Среди натурфилософов Фарадей с его счастьем не уникален. В самом деле, люди науки как класс счастливее остальных. A priori, почти по определению, они должны быть такими. И когда читаешь их биографии то обнаруживаешь, что в общем они были счастливы До чего же удачно прожили свои жизни настоящие служители науки! У этих людей есть цельность, есть прекрасная целеустремленность, которой нам, несчастным мечущимся смертным остается только позавидовать.
Если бы я мог родиться заново и выбрать, кем мне быть, я бы обязательно пожелал себе быть ученым — не случайным человеком в науке, а таким ученым, чей путь определен едва ли не с рождения. Судьба могла бы предлагать мне иное — иметь власть или богатство, стать королем или государственным мужем. Но мне бы не стоило труда одолевать эти искушения, потому что мое нежелание сталкиваться с неприятной суетой обычной жизни куда сильнее, чем любовь к деньгам или власти, а так как их нельзя заполучить, не столкнувшись с реальной жизнью, я с радостью ими пожертвую. Легко превращать психологическую необходимость в добродетель. Единственное, что заставило бы меня усомниться, так это художественный талант, будь он предложен мне судьбой. Но даже если бы я мог стать Шекспиром, мне думается, я все равно выбрал бы Фарадея. Правда, посмертной славе Фарадея не сравниться со славой Шекспира: люди до сих пор читают «Макбета», а не (даже если они электрики) «Экспериментальные исследования в области электричества». Работа ученого — как фундамент, на котором строят здание другие ученые, и оно растет. Если мы хотим узнать об электричестве, то обращаемся к современным наследникам и ученикам Фарадея. А трагедия «Макбет» стоит сама по себе: открыв ее, ничего на ней не построишь. В искусстве нет прогресса. Каждый художник начинает с начала. А ученый начинает там, где закончил его предшественник. Мнения, идеи меняются под тяжестью накопленных знаний. А инстинктивная, эмоциональная жизнь человека, будучи наследственной, тем не менее не меняется. Ученый ставит опыт, который меняет мироощущение народов, но рано или поздно его результаты будут превзойдены. Художник не выходит за границы своего времени, потому что работает с неизменными материалами. Лирика, сочиненная поэтом палеолитической эры, непременно достучится до сердца современника. Однако взгляды астронома из той же поры представляют для нас лишь исторический и академический интерес.
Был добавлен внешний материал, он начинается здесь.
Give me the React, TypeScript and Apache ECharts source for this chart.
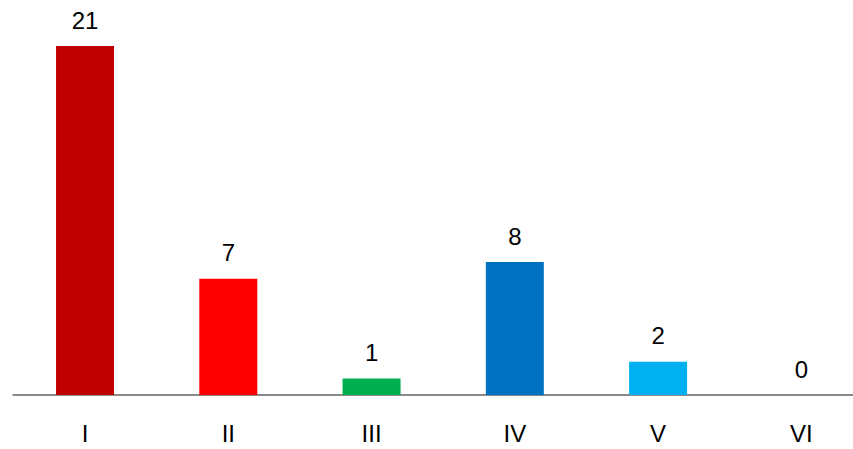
import React, { useEffect, useRef } from "react";
import * as echarts from "echarts";

const categories = ["I", "II", "III", "IV", "V", "VI"];
const values = [21, 7, 1, 8, 2, 0];
const barColors = ["#C00000", "#FF0000", "#00B050", "#0070C0", "#00B0F0", "#7F7F7F"];

export default function App() {
  const ref = useRef<HTMLDivElement>(null);
  useEffect(() => {
    if (!ref.current) return;
    const chart = echarts.init(ref.current, null, { renderer: "svg" });
    chart.setOption({
      animation: false,
      backgroundColor: "#ffffff",
      textStyle: { fontFamily: "Liberation Sans, Arial, sans-serif" },
      grid: { left: 13.4, right: 0, top: 46, bottom: 54, containLabel: false },
      xAxis: {
        type: "category",
        data: categories,
        axisLine: { show: true, lineStyle: { color: "#898989", width: 2 } },
        axisTick: { show: false },
        axisLabel: { color: "#000000", fontSize: 24, margin: 26, fontFamily: "Liberation Sans, Arial, sans-serif" },
      },
      yAxis: {
        type: "value",
        min: 0,
        max: 21,
        show: false,
        splitLine: { show: false },
      },
      series: [
        {
          type: "bar",
          barWidth: 58,
          data: values.map((v, i) => ({ value: v, itemStyle: { color: barColors[i] } })),
          label: {
            show: true,
            position: "top",
            distance: 14,
            color: "#000000",
            fontSize: 24,
            fontFamily: "Liberation Sans, Arial, sans-serif",
          },
        },
      ],
    });
    return () => chart.dispose();
  }, []);
  return (
    <div style={{ position: "fixed", left: 0, top: 0, width: 853, height: 449, overflow: "hidden", background: "#fff" }}>
      <div ref={ref} style={{ width: 873, height: 449 }} />
    </div>
  );
}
И все же, несмотря ни на что, я бы предпочел стать Фарадеем, а не Шекспиром. Посмертная слава никому из находящихся по эту сторону могилы не приносит удовлетворения; и хотя сознание собственного гения очень радует, но только по счастливой случайности можно определить его на службу, тогда как обладание и использование таланта ученого куда как легче. Художник, функция которого выражать и доносить до людей обыкновенные человеческие чувства, должен большую часть жизни неизбежно провести в мире человеческих отношений. Его отношение к этому миру, его личные реакции составляют предмет его искусства. Тот мир, в котором человек науки проводит большую часть жизни, не имеет отношения к чувствам и ощущениям. Мы все зависим от нашей работы, и мне бы лично больше понравилось зависеть от интеллекта, чем от эмоций, направить свой дух на знания, а не на чувства.
Одним из малых неудобств в том, чтобы быть знаменитым художником, является его возвышение в общественной иерархии. Искусство в гораздо большей степени снобистское, чем наука. Присутствие известного поэта или художника придает значительности устраиваемому приему. Хозяева редко приглашают гостей, чтобы познакомить их с биохимиками, как бы они ни были знамениты. Причина проста: все люди считают, будто они могут оценить искусство — и в какой-то мере они правы, — тогда как ничтожно мало таких, которые могли бы разобраться в технических данных. (Напрасно, увы, я тоже желал принадлежать к меньшинству.) Благодаря этому ученые защищены от вторжения легкомысленных неучей. С другой стороны, художник — любимая игрушка богатых бездельников; кое-кто может соперничать с послом, даже с индийским принцем. Если у художника крепкий характер, то ему не страшны посягательства охотников на львов, как бы они ни были тягостны. Опасны они лишь для тех, кто позволяет себя поймать. Приятно, когда тебе льстят, и если не жалко впустую тратить время, то нет более легкого способа это делать. Художник, не устоявший перед искушениями, теряет все — время, свою цельность, чувство пропорций, самое надежду достичь чего-нибудь важного. Выставив себя напоказ, он становится несчастным.